Wednesday, December 04, 2013

How Objectivists test things

It's always fun to argue with Objectivists over Atlas Shrugged, which I have been doing for the past couple of weeks. They actually believe that the characters in the novel are some kind of reflection of reality, and evidence that we should do things like drop testing standards for industrial equipment, and any other kind of regulation because the market will separate the good guys from the bad guys.

The key to this is that Objectivists are OK if a few people die along the way - that's how we determine which companies are the bad guys - they kill people, and so they should, theoretically, go out of business.

One Objectivist recently claimed that the heroine of Atlas Shrugged, Dagny Taggart should be allowed to collude with Hank Rearden in order to test Dagny's train, and Hank's magical metal by driving a train full of people over the bridge, and then by driving the train at a hundred miles an hour through residential districts.

Firstly, this highlights the complete incoherence of the world Rand invented for the novel - the US government appears to be incapable of enforcing industrial testing standards, which is why Hank/Dagny (Hangny? Dank?) have the option to testing their bridge any damn way they want - they could load the train up with babies if they felt like it for the test trip over the bridge - and yet somehow the government is able to enforce zoning laws when it comes to train speeds - which is why:
He stood on the platform, surrounded by Taggart executives, division heads, civic leaders and the various local officials who had been outargued, bribed or threatened, to obtain permits to run a train through town zones at a hundred miles an hour.
This recent New York train crash demonstrates the problem with running trains at high speed.

The Objectivists make a big deal about how they are against the initiation of force. I've yet to find one who acknowledges the existence of the problematic "threatened" passage - but Randians like to re-write Rand's work to suit themselves.
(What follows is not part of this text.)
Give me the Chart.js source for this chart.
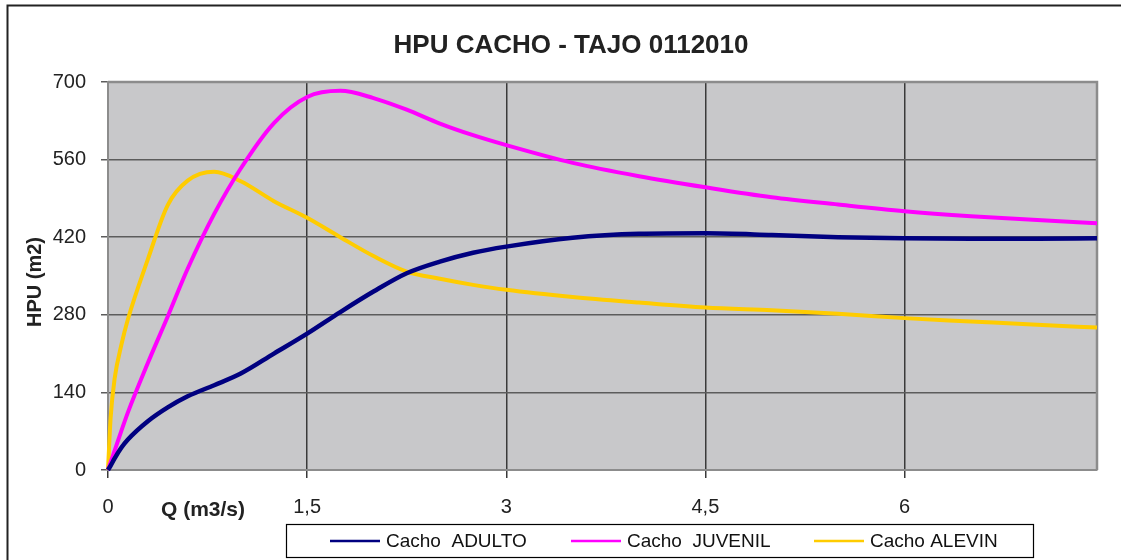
<!DOCTYPE html>
<html>
<head>
<meta charset="utf-8">
<script src="https://cdn.jsdelivr.net/npm/chart.js@4.4.0/dist/chart.umd.min.js"></script>
<style>
  html, body { margin: 0; padding: 0; background: #fff; }
  #wrap { width: 1121px; height: 560px; position: relative; }
</style>
</head>
<body>
<div id="wrap"><canvas id="hpuChart" width="1121" height="560"></canvas></div>
<script>
// caudal Q (m3/s)
const qValues = [0, 0.02, 0.05, 0.1, 0.15, 0.3, 0.45, 0.6, 0.8, 1.0, 1.25, 1.5, 1.75, 2.0, 2.25, 2.5, 2.75, 3.0, 3.5, 4.0, 4.5, 5.0, 5.5, 6.0, 6.5, 7.0, 7.45];
// HPU (m2)
const adulto  = [0, 8, 21, 40, 55, 88, 113, 133, 153, 174, 210, 246, 285, 322, 355, 376, 392, 403, 419, 426, 427, 424, 420, 418, 417, 417, 418];
const juvenil = [0, 14, 35, 70, 104, 193, 277, 363, 462, 544, 626, 673, 684, 671, 650, 625, 604, 586, 554, 530, 510, 492, 479, 467, 458, 451, 445];
const alevin  = [0, 95, 165, 225, 272, 380, 478, 522, 538, 521, 485, 455, 420, 386, 358, 345, 334, 325, 312, 302, 293, 288, 282, 274, 268, 262, 257];

const xTicks = [0, 1.5, 3, 4.5, 6];
const seriesNames = ["Cacho  ADULTO", "Cacho  JUVENIL", "Cacho ALEVIN"];
const seriesColors = ["#000080", "#ff00ff", "#ffcc00"];

const FONT = "'Liberation Sans', Arial, sans-serif";

function toPoints(ys) {
  return qValues.map((q, i) => ({ x: q, y: ys[i] }));
}

const framePlugin = {
  id: "frame",
  beforeDraw(chart) {
    const c = chart.ctx, a = chart.chartArea;
    c.save();
    c.fillStyle = "#fff";
    c.fillRect(0, 0, chart.width, chart.height);
    c.fillStyle = "#c8c8ca";
    c.fillRect(a.left, a.top, a.right - a.left, a.bottom - a.top);
    c.restore();
  },
  beforeDatasetsDraw(chart) {
    const c = chart.ctx, a = chart.chartArea;
    c.save();
    c.strokeStyle = "#8c8c8c";
    c.lineWidth = 2.5;
    c.beginPath();
    c.moveTo(a.left, a.top);
    c.lineTo(a.right, a.top);
    c.lineTo(a.right, a.bottom);
    c.stroke();
    c.restore();
  },
  afterDraw(chart) {
    const c = chart.ctx;
    c.save();
    // outer frame
    c.strokeStyle = "#222";
    c.lineWidth = 2;
    c.strokeRect(7.5, 5.5, 1200, 600);
    // title
    c.fillStyle = "#222";
    c.font = "bold 26px " + FONT;
    c.textAlign = "center";
    c.textBaseline = "middle";
    c.fillText("HPU CACHO - TAJO 0112010", 571, 46);
    // axis titles
    c.font = "bold 21px " + FONT;
    c.fillText("Q (m3/s)", 203, 510);
    c.save();
    c.font = "bold 20px " + FONT;
    c.translate(35, 282);
    c.rotate(-Math.PI / 2);
    c.fillText("HPU (m2)", 0, 0);
    c.restore();
    // legend
    c.strokeStyle = "#000";
    c.lineWidth = 1.2;
    c.strokeRect(286.5, 524.5, 747, 33);
    const lx = [330, 571, 814];
    c.font = "19px " + FONT;
    c.textAlign = "left";
    c.fillStyle = "#111";
    lx.forEach((x, i) => {
      c.strokeStyle = seriesColors[i];
      c.lineWidth = 2.5;
      c.beginPath();
      c.moveTo(x, 541);
      c.lineTo(x + 50, 541);
      c.stroke();
      c.fillText(seriesNames[i], x + 56, 542);
    });
    c.restore();
  }
};

new Chart(document.getElementById("hpuChart"), {
  type: "scatter",
  data: {
    datasets: [adulto, juvenil, alevin].map((ys, i) => ({
      label: seriesNames[i],
      data: toPoints(ys),
      showLine: true,
      borderColor: seriesColors[i],
      backgroundColor: seriesColors[i],
      borderWidth: i === 0 ? 4.5 : 4,
      pointRadius: 0,
      cubicInterpolationMode: "monotone",
      clip: 4
    }))
  },
  options: {
    responsive: false,
    animation: false,
    layout: { padding: { top: 82, right: 24, left: 0, bottom: 0 } },
    plugins: { legend: { display: false }, title: { display: false }, tooltip: { enabled: false } },
    scales: {
      x: {
        type: "linear",
        min: 0,
        max: 7.45,
        afterBuildTicks(axis) { axis.ticks = xTicks.map(v => ({ value: v })); },
        afterFit(scale) { scale.height = 90; },
        grid: { color: "#3a3a3a", lineWidth: 1.5, tickLength: 8 },
        border: { display: true, color: "#8c8c8c", width: 2 },
        ticks: {
          padding: 17,
          color: "#222",
          font: { family: FONT, size: 20 },
          callback: v => String(v).replace(".", ",")
        }
      },
      y: {
        min: 0,
        max: 700,
        afterFit(scale) { scale.width = 108; },
        grid: { color: "#5c5c5c", lineWidth: 1.5, tickLength: 7 },
        border: { display: true, color: "#8c8c8c", width: 2 },
        ticks: {
          stepSize: 140,
          padding: 15,
          color: "#222",
          font: { family: FONT, size: 20 }
        }
      }
    }
  },
  plugins: [framePlugin]
});
</script>
</body>
</html>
Anyway, so this Objectivist I'm arguing with says that everybody trusts Dagny because she has a reputation for excellence like Steve Jobs. Firstly, nobody knows how Dagny's reputation got around since in the world of Atlas Shrugged all the newspapers (which appear to be for-profit and untroubled by the government in any way) have colluded for the past five years around the idea that they would no longer report facts, out of an apparent case of rampaging post-modernism.

Secondly, this Objectivist is apparently unaware of how Steve Jobs really operated:
At the time of the announcement, only 100 iPhones existed, with some of those featuring significant quality issues like scuff marks and gaps between the screen and the plastic edge. The software, too, was full of bugs, leading the team to set up multiple iPhones to overcome memory issues and restarts. Because of the phone’s penchant for crashing, it was programmed to display a full five-bar connection at all times.
Then, with Jobs’s approval, they preprogrammed the phone’s display to always show five bars of signal strength regardless of its true strength. The chances of the radio’s crashing during the few minutes that Jobs would use it to make a call were small, but the chances of its crashing at some point during the 90-minute presentation were high. "If the radio crashed and restarted, as we suspected it might, we didn’t want people in the audience to see that," Grignon says. "So we just hard-coded it to always show five bars."
The difference of course between Steve Jobs and a real-life Dagny Taggart (in Atlas Shrugged the heroes are basically infallible so of course nothing goes wrong with the bridge and train) is that unlike a bridge or train, if the iPhone radio crashes, nobody dies.

Such delusions fed by the wack-jobbery of Ayn Rand and Atlas Shrugged!